A quand remonte votre passion pour le trail running ?
Après avoir été footballeur et skieur alpin à niveau départemental et régional à Ugine (Savoie) durant l’adolescence, je me suis mis à courir en montagne en 2011. J’étais alors étudiant en école de kiné, et comme ça m’a vite plu, je me suis inscrit à mes premiers trails en 2012.
Comment vous êtes-vous peu à peu dirigé vers l’ultra ?
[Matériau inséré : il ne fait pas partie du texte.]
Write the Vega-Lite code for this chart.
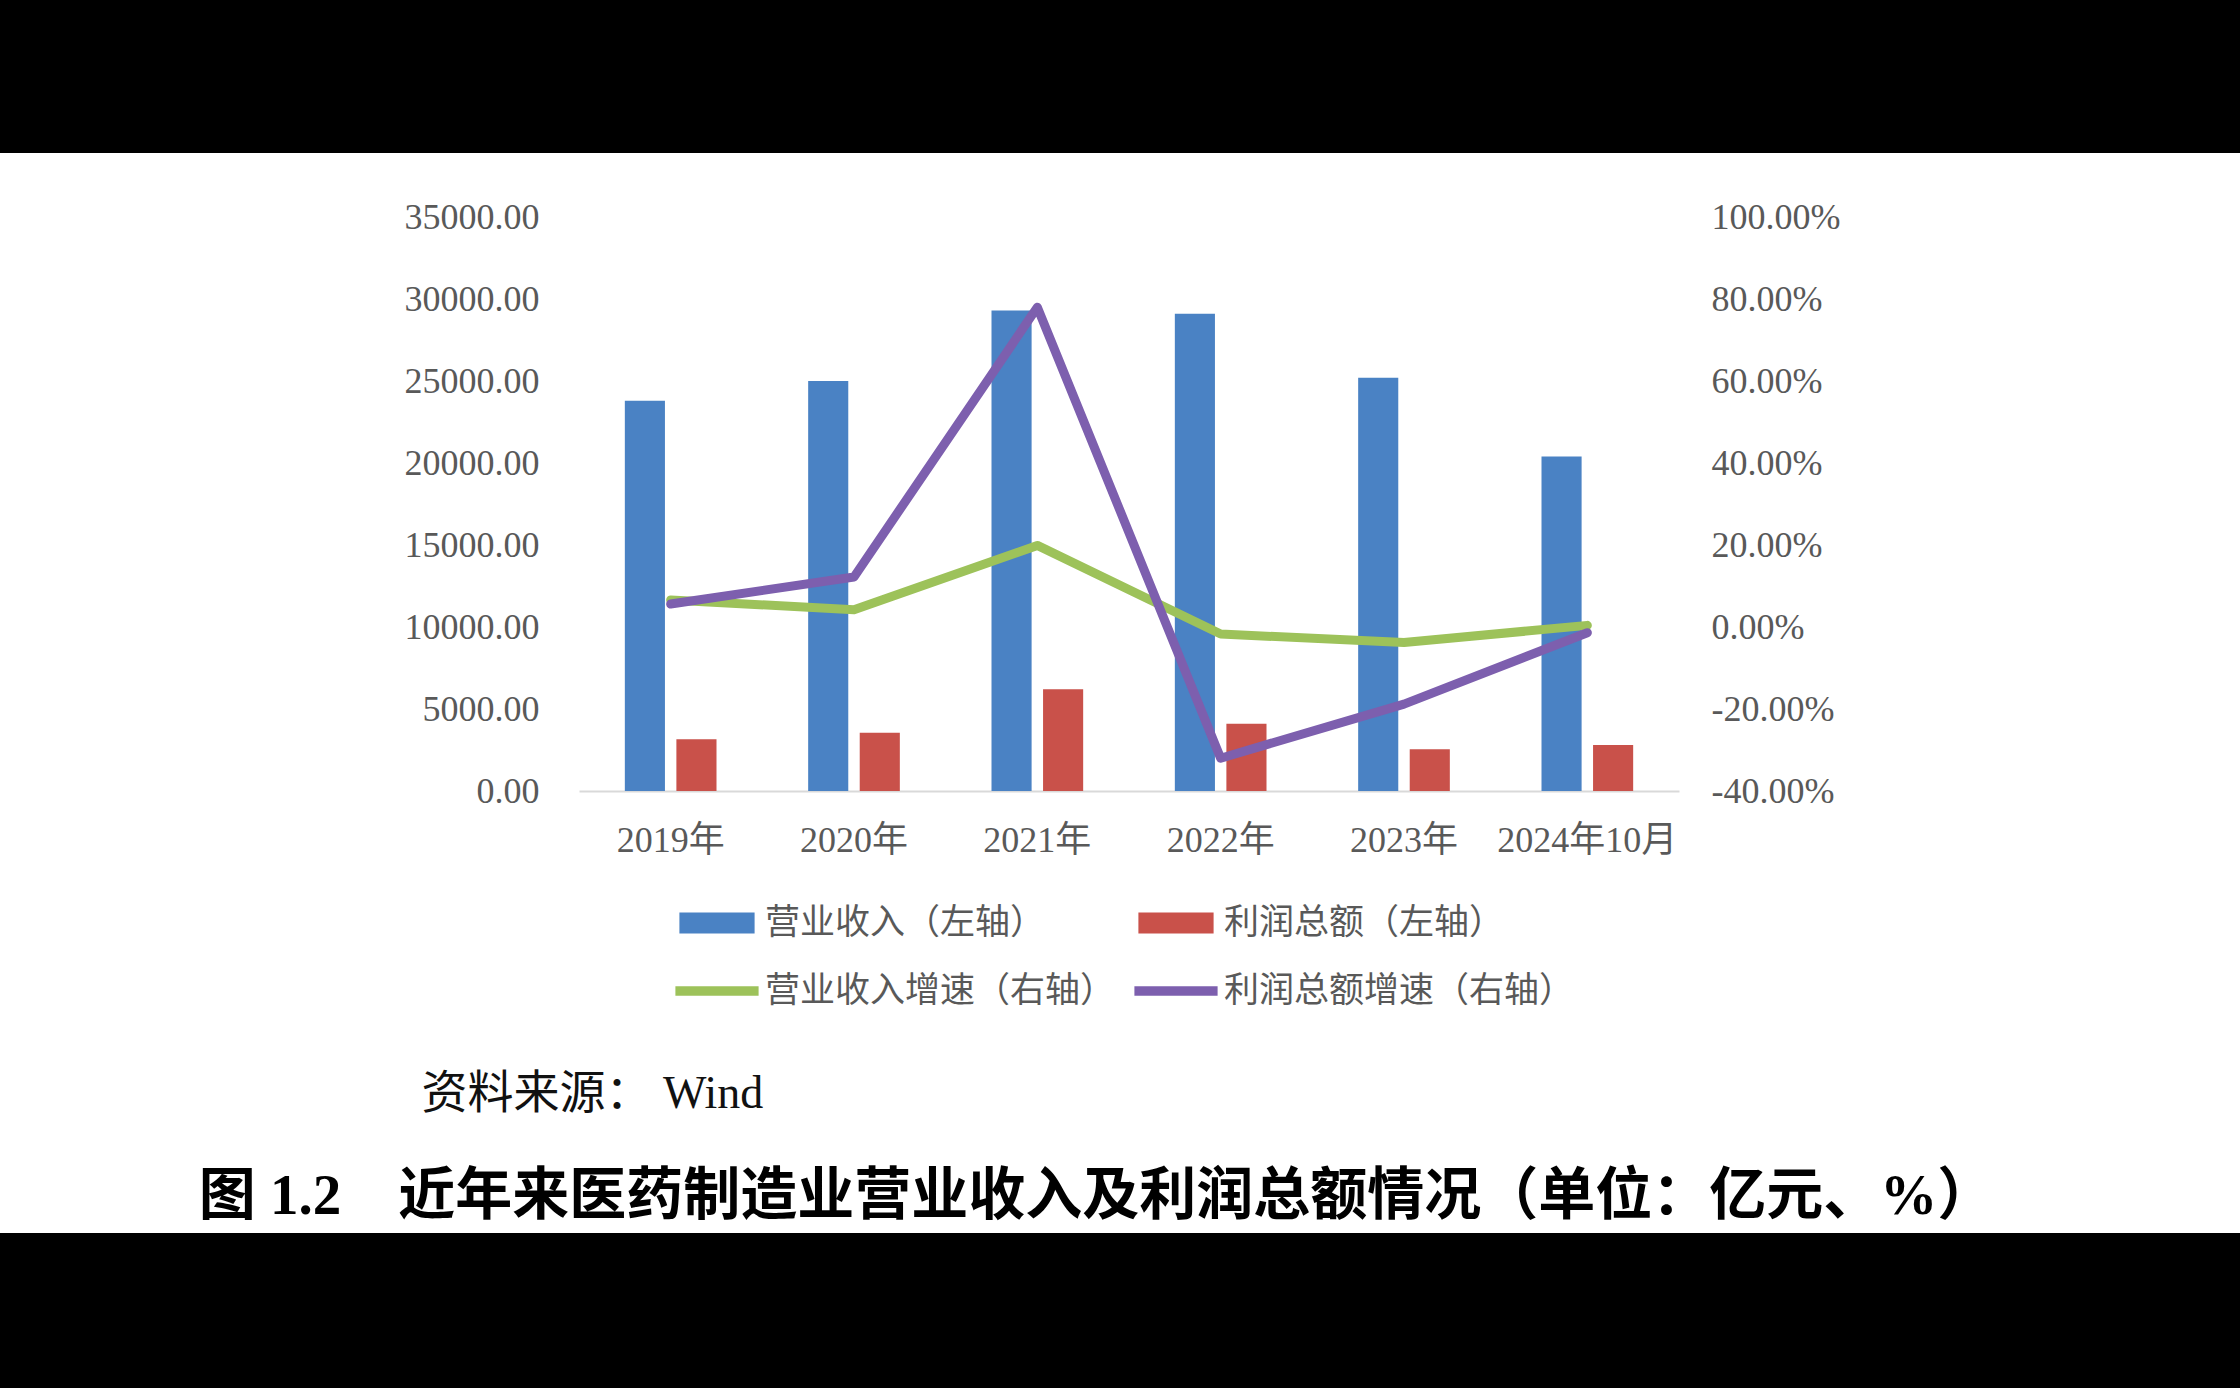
{
  "$schema": "https://vega.github.io/schema/vega-lite/v6.json",
  "width": 2240,
  "height": 1080,
  "autosize": {"type": "none"},
  "padding": {"top": 153, "bottom": 155, "left": 0, "right": 0},
  "background": "#000000",
  "data": {
    "values": [
      {"year": "2019年", "series": "营业收入（左轴）", "kind": "bar", "value": 23800},
      {"year": "2020年", "series": "营业收入（左轴）", "kind": "bar", "value": 25000},
      {"year": "2021年", "series": "营业收入（左轴）", "kind": "bar", "value": 29300},
      {"year": "2022年", "series": "营业收入（左轴）", "kind": "bar", "value": 29100},
      {"year": "2023年", "series": "营业收入（左轴）", "kind": "bar", "value": 25200},
      {"year": "2024年10月", "series": "营业收入（左轴）", "kind": "bar", "value": 20400},
      {"year": "2019年", "series": "利润总额（左轴）", "kind": "bar", "value": 3150},
      {"year": "2020年", "series": "利润总额（左轴）", "kind": "bar", "value": 3550},
      {"year": "2021年", "series": "利润总额（左轴）", "kind": "bar", "value": 6200},
      {"year": "2022年", "series": "利润总额（左轴）", "kind": "bar", "value": 4100},
      {"year": "2023年", "series": "利润总额（左轴）", "kind": "bar", "value": 2550},
      {"year": "2024年10月", "series": "利润总额（左轴）", "kind": "bar", "value": 2800},
      {"year": "2019年", "series": "营业收入增速（右轴）", "kind": "line", "value": 0.066},
      {"year": "2020年", "series": "营业收入增速（右轴）", "kind": "line", "value": 0.042},
      {"year": "2021年", "series": "营业收入增速（右轴）", "kind": "line", "value": 0.199},
      {"year": "2022年", "series": "营业收入增速（右轴）", "kind": "line", "value": -0.017},
      {"year": "2023年", "series": "营业收入增速（右轴）", "kind": "line", "value": -0.038},
      {"year": "2024年10月", "series": "营业收入增速（右轴）", "kind": "line", "value": 0.004},
      {"year": "2019年", "series": "利润总额增速（右轴）", "kind": "line", "value": 0.056},
      {"year": "2020年", "series": "利润总额增速（右轴）", "kind": "line", "value": 0.122},
      {"year": "2021年", "series": "利润总额增速（右轴）", "kind": "line", "value": 0.78},
      {"year": "2022年", "series": "利润总额增速（右轴）", "kind": "line", "value": -0.32},
      {"year": "2023年", "series": "利润总额增速（右轴）", "kind": "line", "value": -0.188},
      {"year": "2024年10月", "series": "利润总额增速（右轴）", "kind": "line", "value": -0.014}
    ]
  },
  "layer": [
    {
      "transform": [{"filter": "datum.kind === 'bar'"}],
      "mark": {"type": "bar"},
      "encoding": {
        "x": {
          "field": "year",
          "type": "nominal",
          "sort": null,
          "scale": {"range": [579, 1679], "paddingInner": 0.5, "paddingOuter": 0.25},
          "axis": {
            "orient": "bottom",
            "offset": -442,
            "domain": true,
            "domainColor": "#d9d9d9",
            "domainWidth": 2,
            "ticks": false,
            "grid": false,
            "labelAngle": 0,
            "labelPadding": 32,
            "labelOverlap": false,
            "labelLimit": 400,
            "labelFont": "Liberation Serif, Noto Sans CJK SC",
            "labelFontSize": 36,
            "labelColor": "#595959",
            "title": "资料来源：  Wind",
            "titleX": 421,
            "titleY": 302,
            "titleAlign": "left",
            "titleBaseline": "middle",
            "titleFont": "Liberation Serif, Noto Sans CJK SC",
            "titleFontSize": 46,
            "titleFontWeight": "normal",
            "titleColor": "#111111"
          }
        },
        "xOffset": {
          "field": "series",
          "sort": ["营业收入（左轴）", "利润总额（左轴）"],
          "scale": {"paddingInner": 0.222, "paddingOuter": 0}
        },
        "y": {
          "field": "value",
          "type": "quantitative",
          "scale": {"domain": [0, 35000], "range": [638, 64], "nice": false},
          "axis": {
            "values": [0, 5000, 10000, 15000, 20000, 25000, 30000, 35000],
            "format": ".2f",
            "offset": -579,
            "domain": false,
            "ticks": false,
            "grid": false,
            "labelPadding": 40,
            "labelFont": "Liberation Serif",
            "labelFontSize": 36,
            "labelColor": "#595959",
            "title": "图 1.2　近年来医药制造业营业收入及利润总额情况（单位：亿元、%）",
            "titleX": 517,
            "titleY": 1043,
            "titleAngle": 0,
            "titleAlign": "center",
            "titleBaseline": "middle",
            "titleFont": "Liberation Serif, Noto Sans CJK SC",
            "titleFontSize": 57,
            "titleFontWeight": "bold",
            "titleColor": "#000000"
          }
        },
        "color": {
          "field": "series",
          "type": "nominal",
          "scale": {
            "domain": ["营业收入（左轴）", "利润总额（左轴）", "营业收入增速（右轴）", "利润总额增速（右轴）"],
            "range": ["#4a82c4", "#c9514a", "#9dc25a", "#7d5fae"]
          },
          "legend": {
            "orient": "none",
            "legendX": 677,
            "legendY": 730,
            "direction": "horizontal",
            "columns": 2,
            "title": null,
            "padding": 0,
            "labelFont": "Noto Sans CJK SC",
            "labelFontSize": 35,
            "labelColor": "#595959",
            "labelLimit": 600,
            "labelOffset": 8,
            "symbolSize": 6400,
            "symbolStrokeWidth": 0,
            "columnPadding": 18,
            "rowPadding": 10,
            "encode": {
              "symbols": {
                "update": {
                  "shape": {"signal": "indexof(['营业收入（左轴）','利润总额（左轴）'], datum.value) >= 0 ? 'M-0.94,-0.26H0.94V0.26H-0.94Z' : 'M-1.04,-0.12H1.04V0.12H-1.04Z'"},
                  "fill": {"signal": "scale('color', datum.value)"},
                  "stroke": {"value": "transparent"},
                  "opacity": {"value": 1}
                }
              }
            }
          }
        }
      }
    },
    {
      "transform": [{"filter": "datum.kind === 'line'"}],
      "mark": {"type": "line", "strokeWidth": 9, "strokeJoin": "round", "strokeCap": "round"},
      "encoding": {
        "x": {"field": "year", "type": "nominal", "sort": null},
        "y": {
          "field": "value",
          "type": "quantitative",
          "scale": {"domain": [-0.4, 1.0], "range": [638, 64], "nice": false, "zero": false},
          "axis": {
            "orient": "right",
            "values": [-0.4, -0.2, 0, 0.2, 0.4, 0.6, 0.8, 1.0],
            "format": ".2%",
            "labelExpr": "replace(datum.label, '−', '-')",
            "offset": -561,
            "domain": false,
            "ticks": false,
            "grid": false,
            "labelPadding": 32,
            "labelFont": "Liberation Serif",
            "labelFontSize": 36,
            "labelColor": "#595959",
            "title": null
          }
        },
        "color": {"field": "series", "type": "nominal"}
      }
    }
  ],
  "resolve": {"scale": {"y": "independent"}},
  "config": {"view": {"fill": "#ffffff", "stroke": null}}
}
En fait, j’ai directement attaqué, pour la toute première course de ma vie, par un 51,5 km, avec le trail Nivolet-Revard (sourire). Comme j’ai fini 10e, puis 4e sur le Grand Raid 73 (73 km et 5.200 m de D +) trois semaines plus tard, et enfin 3e sur mon premier 100 km à la fin de l’été avec l’Ultra Tour du Beaufortain (112 km parcourus en 14h16), j’ai compris que c’était bien le long qui m’attirait. Ça me plaisait de partir pour au moins 5 heures de sport en montagne, que ce soit à vélo ou à pied. Je n’ai jamais eu peur de ne pas finir une course.
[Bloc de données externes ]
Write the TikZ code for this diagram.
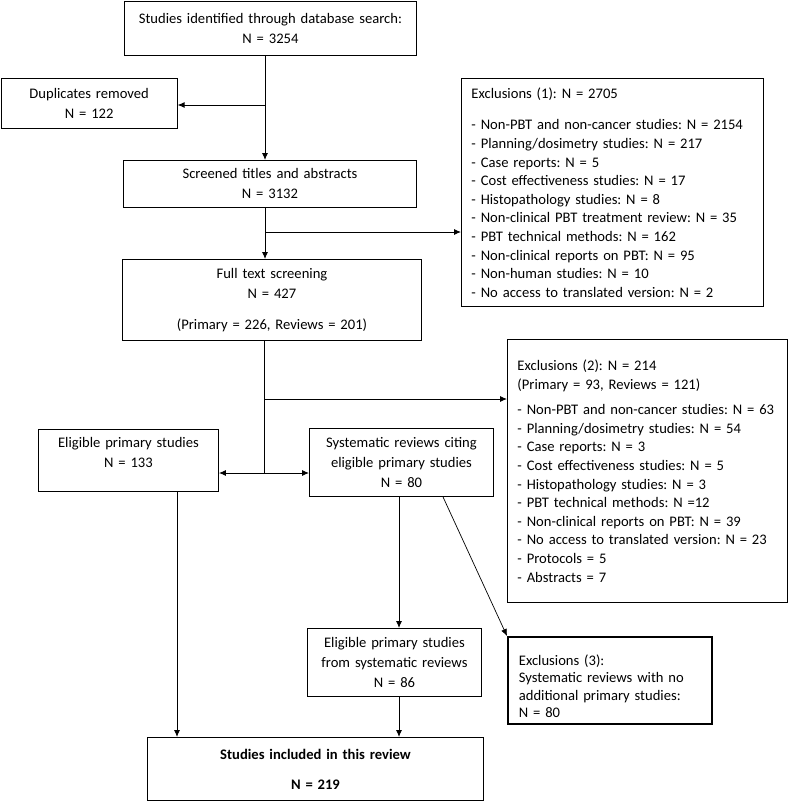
\documentclass[tikz,border=0pt]{standalone}
\usepackage{fontspec}
\setmainfont{Carlito}
\usepackage{tikz}
\usetikzlibrary{arrows.meta}
\frenchspacing

\begin{document}
\begin{tikzpicture}[x=1pt,y=-1pt,line width=0.9pt,
	box/.style={draw,anchor=north west,align=center,inner xsep=4pt,inner ysep=0pt,font=\fontsize{14.6}{20}\selectfont},
	listbox/.style={draw,anchor=north west,align=left,inner xsep=10pt,inner ysep=0pt,font=\fontsize{14.6}{18.6}\selectfont},
	arr/.style={-{Latex[length=7pt,width=6pt]}}]
		\useasboundingbox (0,0) rectangle (788,801);
		\node[box,text width=284pt,minimum height=54pt] (ident) at (124,0.7) {Studies identified through database search:\\N = 3254};
		\node[box,text width=168pt,minimum height=50pt] (dup) at (0.7,78) {Duplicates removed\\N = 122};
		\node[box,text width=285pt,minimum height=47pt] (screen) at (123,160) {Screened titles and abstracts\\N = 3132};
		\node[box,text width=291pt,minimum height=81pt] (full) at (122,259) {Full text screening\\N = 427\\[11pt](Primary = 226, Reviews = 201)};
		\node[listbox,text width=282pt,minimum height=228pt] (excl1) at (461,78) {Exclusions (1): N = 2705\\[13pt]
			- Non-PBT and non-cancer studies: N = 2154\\
			- Planning/dosimetry studies: N = 217\\
			- Case reports: N = 5\\
			- Cost effectiveness studies: N = 17\\
			- Histopathology studies: N = 8\\
			- Non-clinical PBT treatment review: N = 35\\
			- PBT technical methods: N = 162\\
			- Non-clinical reports on PBT: N = 95\\
			- Non-human studies: N = 10\\
			- No access to translated version: N = 2};
		\node[listbox,inner xsep=10pt,text width=260pt,minimum height=263pt] (excl2) at (507,339) {Exclusions (2): N = 214\\
			(Primary = 93, Reviews = 121)\\[7pt]
			\mbox{- Non-PBT and non-cancer studies: N = 63}\\
			- Planning/dosimetry studies: N = 54\\
			- Case reports: N = 3\\
			- Cost effectiveness studies: N = 5\\
			- Histopathology studies: N = 3\\
			- PBT technical methods: N =12\\
			- Non-clinical reports on PBT: N = 39\\
			- No access to translated version: N = 23\\
			- Protocols = 5\\
			- Abstracts = 7};
		\node[box,text width=172pt,minimum height=62pt] (elig) at (38,429) {Eligible primary studies\\N = 133\\[-4pt]\mbox{}};
		\node[box,text width=176pt,minimum height=68pt] (sysrev) at (309,428) {Systematic reviews citing\\eligible primary studies\\N = 80};
		\node[box,text width=166pt,minimum height=68pt] (eligsys) at (307,628) {Eligible primary studies\\from systematic reviews\\N = 86};
		\node[listbox,line width=1.8pt,inner xsep=11pt,text width=182pt,minimum height=87pt,font=\fontsize{14.6}{17.5}\selectfont] (excl3) at (507,636) {\\[5pt]Exclusions (3):\\Systematic reviews with no\\additional primary studies:\\N = 80};
		\node[box,text width=328pt,minimum height=63pt,font=\fontsize{14.6}{20}\selectfont\bfseries] (final) at (147,737) {Studies included in this review\\[10pt]N = 219};
		\coordinate (j1) at (265,105);
		\coordinate (j2) at (265,232);
		\coordinate (j3) at (264,399);
		\coordinate (j4) at (264,473);
		\coordinate (p1) at (177,0);
		\coordinate (p2) at (399,0);
		\coordinate (p3) at (443,0);
		\draw[arr] (ident.south -| j1) -- (screen.north -| j1);
		\draw[arr] (j1) -- (dup.east |- j1);
		\draw[arr] (screen.south -| j2) -- (full.north -| j2);
		\draw[arr] (j2) -- (excl1.west |- j2);
		\draw (full.south -| j4) -- (j4);
		\draw[arr] (j3) -- (excl2.west |- j3);
		\draw[arr] (j4) -- (elig.east |- j4);
		\draw[arr] (j4) -- (sysrev.west |- j4);
		\draw[arr] (elig.south -| p1) -- (final.north -| p1);
		\draw[arr] (sysrev.south -| p2) -- (eligsys.north -| p2);
		\draw[arr] (eligsys.south -| p2) -- (final.north -| p2);
		\draw[arr,line width=0.7pt] (sysrev.south -| p3) -- (excl3.north west);
\end{tikzpicture}
\end{document}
Pas même votre premier Ultra-Trail du Mont-Blanc (171 km) l’été dernier, qui était de loin la plus longue course de votre carrière ?
Non, j’y allais vraiment dans l’optique de prendre du plaisir. Je ne faisais pas une fixette sur un Top 5 avant de partir, ni même durant les premières heures de course. Cette arrivée à Chamonix (en 20h58), où j’ai pu taper dans les mains de tout le monde, c’est un moment que j’espérais vivre un jour.
La ligne d’arrivée à peine franchie sur l’édition 2021, vous avez annoncé votre ambition de « vouloir revenir pour gagner l’UTMB »…
Beaucoup de traileurs racontent qu’ils sont avant tout sur les courses pour le paysage. Personnellement, je ne m’en cache pas, je suis très compétiteur. Ça ne m’intéressait pas par exemple de faire l’UTMB en 30 heures.
En quoi cette deuxième place sur l’UTMB a-t-elle changé le regard qu’on porte sur votre carrière de traileur ?
La Transgrancanaria (129 km et 6.300 m de D +) en février 2021 reste mon succès international majeur. Mais on sait que tous les regards des médias et des sponsors se portent sur l’UTMB. Depuis, il y a plus d’attente autour de mes résultats, et un peu partout sur les évènements de trail, on me présente systématiquement comme le deuxième de l’UTMB 2021. Je ne pensais en aucun cas gagner donc cette deuxième place était le meilleur résultat possible pour moi, c’était quasiment inespéré. Et depuis ce moment-là, je sais que je rêverai toujours d’une victoire à Chamonix. Peut-être que ça n’arrivera jamais et ce n’est pas grave, mais ce serait un chouette moment à vivre.
Celui que vous venez de connaître, le 7 juillet avec la naissance de votre premier enfant, a-t-il eu un impact sur votre saison ?
Ça m’a poussé, en décembre dernier, à chambouler mon programme de saison, en partant sur un enchaînement UTMB-Diagonale des Fous (à huit semaines d’écart) et non sur la Hardrock 100 et la Diagonale des Fous (14 semaines d’écart) tel que je l’avais imaginé, tout comme François D’Haene. Mon organisation est différente mais ça m’apporte surtout du bonheur (sourire).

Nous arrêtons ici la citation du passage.